RECORDED INFORMATION:
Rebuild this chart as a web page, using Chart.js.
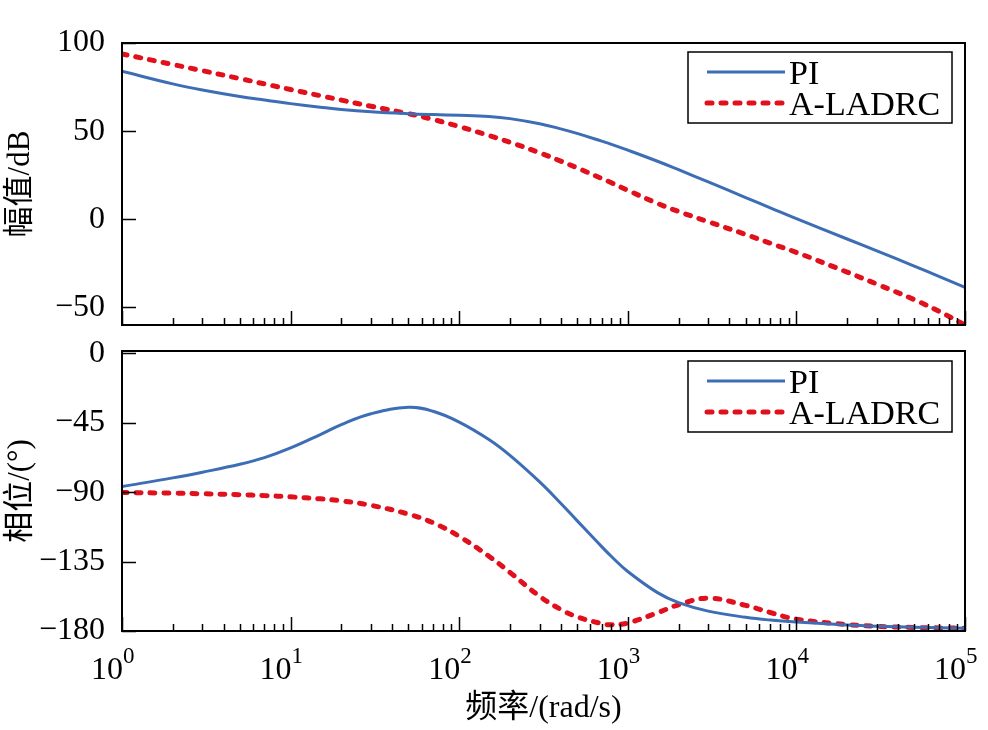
<!DOCTYPE html>
<html lang="zh">
<head>
    <meta charset="UTF-8">
    <title>Bode 图</title>
    <script src="https://cdn.jsdelivr.net/npm/chart.js"></script>
    <style>
        body { margin: 0; background: #fff; }
        #wrap { position: relative; width: 988px; height: 730px; }
        canvas { position: absolute; left: 0; }
        #magChart { top: 0; }
        #phaseChart { top: 340px; }
    </style>
</head>
<body>
<div id="wrap">
    <canvas id="magChart" width="988" height="340"></canvas>
    <canvas id="phaseChart" width="988" height="390"></canvas>
</div>
<script>
// 频率 (rad/s)
const freq = [1, 2, 3, 5, 7, 10, 15, 20, 30, 50, 70, 100, 150, 200, 300, 400, 500, 700, 800,
              1000, 1500, 2000, 3000, 5000, 7000, 1e4, 2e4, 3e4, 5e4, 7e4, 1e5];

// 幅值 dB
const magPI = [84, 76.8, 73.3, 69.6, 67.6, 65.6, 63.6, 62.3, 61, 59.9, 59.4, 59, 58.3, 57.1, 54.2, 51.3, 48.7, 44.3, 42.5,
               39.2, 32.9, 28.1, 21.2, 12.3, 6.5, 0.3, -11.2, -17.9, -26.6, -32.4, -38.6];
const magLADRC = [93.8, 87.8, 84.3, 79.8, 76.8, 73.6, 70.1, 67.6, 64.1, 59.9, 56.6, 52.6, 47.5, 43.7, 37.7, 33, 29.2, 23.1, 20.7,
                  16.4, 9, 4.4, -1.4, -8.6, -13.6, -18.8, -30, -36.8, -45.6, -52.2, -60];

// 相位 (°)
const phPI = [-86.3, -80.7, -77, -71.9, -67.6, -61.3, -52.6, -46.1, -39.1, -34.9, -37.5, -44.5, -55.8, -66.1, -83.3, -97.1, -108.4, -125.3, -131.7,
              -141.4, -155.1, -161.6, -167.1, -171.1, -172.9, -174.2, -176.1, -176.9, -177.6, -177.9, -178.2];
const phLADRC = [-90.2, -90.6, -91, -91.6, -92.2, -93, -94.3, -95.6, -98.5, -104.2, -109.8, -118.6, -131.5, -142, -157.5, -166, -170.8, -175.2, -176,
                 -174.8, -168.2, -163, -158.7, -163.4, -168, -172.3, -175.8, -177, -177.7, -178, -178.2];

const magTicks = [-50, 0, 50, 100];
const phTicks = [-180, -135, -90, -45, 0];
const decades = [0, 1, 2, 3, 4, 5];

const SERIF = "'Liberation Serif', 'Noto Sans CJK SC', serif";
const BLUE = '#3c6db5';
const RED = '#e0101c';

function pts(vals) {
    return freq.map((f, i) => ({ x: f, y: vals[i] }));
}

function minus(v) {
    return v < 0 ? '\u2212' + Math.abs(v) : String(v);
}

// 框线、向内刻度、图例、x 轴 10^n 标签
const bodeDeco = {
    id: 'bodeDeco',
    afterDraw(chart, args, opts) {
        const { ctx, chartArea: a, scales: { x, y } } = chart;
        ctx.save();
        ctx.strokeStyle = '#000';
        ctx.lineWidth = 1.5;
        ctx.beginPath();
        x.ticks.forEach(t => {
            const px = Math.round(x.getPixelForValue(t.value)) + 0.5;
            const lg = Math.log10(t.value);
            const len = Math.abs(lg - Math.round(lg)) < 1e-9 ? 14 : 7;
            ctx.moveTo(px, a.bottom);
            ctx.lineTo(px, a.bottom - len);
        });
        y.ticks.forEach(t => {
            const py = Math.round(y.getPixelForValue(t.value)) + 0.5;
            ctx.moveTo(a.left, py);
            ctx.lineTo(a.left + 14, py);
        });
        ctx.stroke();
        ctx.lineWidth = 2;
        ctx.strokeRect(a.left, a.top, a.right - a.left, a.bottom - a.top);

        // 图例
        const lx = a.right - 277, ly = a.top + opts.legendTop;
        ctx.fillStyle = '#fff';
        ctx.fillRect(lx, ly, 264, 71);
        ctx.lineWidth = 1.5;
        ctx.strokeRect(lx, ly, 264, 71);
        ctx.font = '34px ' + SERIF;
        ctx.textBaseline = 'alphabetic';
        chart.data.datasets.forEach((ds, i) => {
            const yy = ly + 20 + i * 31;
            ctx.save();
            ctx.strokeStyle = ds.borderColor;
            ctx.lineWidth = ds.borderWidth;
            ctx.lineCap = ds.borderCapStyle || 'butt';
            ctx.setLineDash(ds.borderDash || []);
            ctx.beginPath();
            ctx.moveTo(lx + 19, yy);
            ctx.lineTo(lx + 97, yy);
            ctx.stroke();
            ctx.restore();
            ctx.fillStyle = '#000';
            ctx.fillText(ds.label, lx + 101, yy + 12);
        });

        if (opts.xLabels) {
            ctx.fillStyle = '#000';
            decades.forEach(k => {
                const px = x.getPixelForValue(Math.pow(10, k));
                ctx.font = '32px ' + SERIF;
                const w = ctx.measureText('10').width;
                ctx.fillText('10', px - w + 1, a.bottom + 48);
                ctx.font = '23px ' + SERIF;
                ctx.fillText(String(k), px + 1, a.bottom + 32);
            });
        }
        ctx.restore();
    }
};

function logTicks(scale) {
    const t = [];
    for (let k = 0; k < 5; k++) {
        for (let m = 1; m < 10; m++) t.push({ value: m * Math.pow(10, k) });
    }
    t.push({ value: 1e5 });
    scale.ticks = t;
}

function makeChart(id, series, yOpts, deco) {
    return new Chart(document.getElementById(id), {
        type: 'line',
        data: {
            datasets: [{
                label: 'PI',
                data: pts(series[0]),
                borderColor: BLUE,
                borderWidth: 3,
                pointRadius: 0,
                tension: 0.4
            }, {
                label: 'A-LADRC',
                data: pts(series[1]),
                borderColor: RED,
                borderWidth: 5,
                borderDash: [5, 9],
                borderCapStyle: 'round',
                pointRadius: 0,
                tension: 0.4
            }]
        },
        options: {
            responsive: false,
            animation: false,
            devicePixelRatio: 1,
            layout: { padding: deco.padding },
            plugins: {
                legend: { display: false },
                tooltip: { enabled: false },
                bodeDeco: deco
            },
            scales: {
                x: {
                    type: 'logarithmic',
                    min: 1,
                    max: 1e5,
                    grid: { display: false },
                    border: { display: false },
                    ticks: { display: false },
                    afterBuildTicks: logTicks,
                    afterFit: s => {
                        s.height = deco.xHeight;
                        s.paddingLeft = 0;
                        s.paddingRight = 0;
                    },
                    title: {
                        display: deco.xLabels,
                        text: '频率/(rad/s)',
                        color: '#000',
                        font: { family: SERIF, size: 32 },
                        padding: { top: 0, bottom: 2 }
                    }
                },
                y: {
                    min: yOpts.min,
                    max: yOpts.max,
                    grid: { display: false },
                    border: { display: false },
                    afterBuildTicks: s => { s.ticks = yOpts.ticks.map(v => ({ value: v })); },
                    afterFit: s => {
                        s.width = 122;
                        s.paddingTop = 0;
                        s.paddingBottom = 0;
                    },
                    ticks: {
                        color: '#000',
                        padding: 9,
                        font: { family: SERIF, size: 32 },
                        callback: v => minus(v)
                    },
                    title: {
                        display: true,
                        text: yOpts.title,
                        color: '#000',
                        font: { family: SERIF, size: 31 },
                        padding: { top: 2, bottom: 0 }
                    }
                }
            }
        },
        plugins: [bodeDeco]
    });
}

makeChart('magChart', [magPI, magLADRC],
    { min: -60, max: 100, ticks: magTicks, title: '幅值/dB' },
    { padding: { top: 43, right: 23, left: 0, bottom: 0 }, xHeight: 15, legendTop: 9, xLabels: false });

makeChart('phaseChart', [phPI, phLADRC],
    { min: -180, max: 1.6, ticks: phTicks, title: '相位/(°)' },
    { padding: { top: 11, right: 23, left: 0, bottom: 0 }, xHeight: 99, legendTop: 10, xLabels: true });
</script>
</body>
</html>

TO BE DONE:
Everything from the top line of the data down to and including the line with "5e4, 7e4, 1e5];" is to be copied, except the pictures.

FINAL RESULT:
Rebuild this chart as a web page, using Chart.js.
<!DOCTYPE html>
<html lang="zh">
<head>
    <meta charset="UTF-8">
    <title>Bode 图</title>
    <script src="https://cdn.jsdelivr.net/npm/chart.js"></script>
    <style>
        body { margin: 0; background: #fff; }
        #wrap { position: relative; width: 988px; height: 730px; }
        canvas { position: absolute; left: 0; }
        #magChart { top: 0; }
        #phaseChart { top: 340px; }
    </style>
</head>
<body>
<div id="wrap">
    <canvas id="magChart" width="988" height="340"></canvas>
    <canvas id="phaseChart" width="988" height="390"></canvas>
</div>
<script>
// 频率 (rad/s)
const freq = [1, 2, 3, 5, 7, 10, 15, 20, 30, 50, 70, 100, 150, 200, 300, 400, 500, 700, 800,
              1000, 1500, 2000, 3000, 5000, 7000, 1e4, 2e4, 3e4, 5e4, 7e4, 1e5];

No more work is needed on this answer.